CT: Threadless was one of the earliest cases of crowdsourcing and crowdfunding. How do you feel about how that has evolved since then? And what do you think about the cryptocurrency ICO and IPOs that have turned out to be scams all too often?

HR: It would be neat to see how they can interact better with the blockchain, because it is pretty tricky. It is a hard thing to handle. Crowdsourcing is a pretty complex thing. It seems like it should be easy, but I think Bitcoin could really make it better. The problem is once again, that you need the consumers to get on it, or it really doesn't matter. The thing is, you are staking your business on that Bitcoin will work, and your business will work. It is hard enough to get your business to work.

CT: Is there anything else you want to say to our readers or the Bitcoin community?
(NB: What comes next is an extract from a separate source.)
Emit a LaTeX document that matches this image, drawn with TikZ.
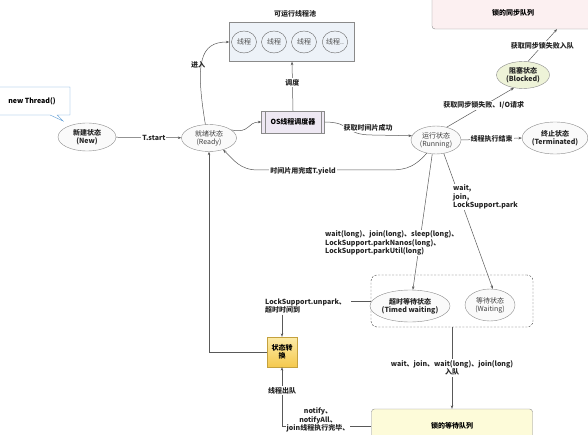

HR: I left Threadless in 2009, and the first time I installed a bitcoin client was at Threadless. I've been playing around with this for quite a while. I think the thing that is missing, and the thing I really want to make sure everyone remembers, is that there are a lot of people who are not us. They don't care about Bitcoin. They don't want to worry about getting ripped off, they don't want to worry about having a cold backup of their wallet, they don't want to worry about all the things we have to go through to safely use bitcoin. We have to fix that problem. If we want this to succeed, we are the ones that have to make sure my mom can use Bitcoin without having to worry about “am I going to get screwed,” or whatever.

If there is one thing I want people to think about, it is: how do we make it easier? That is the important thing, because if we make it easier and people start using it, then every political campaign will start using it, every business will start using it and people will start being stoked by it.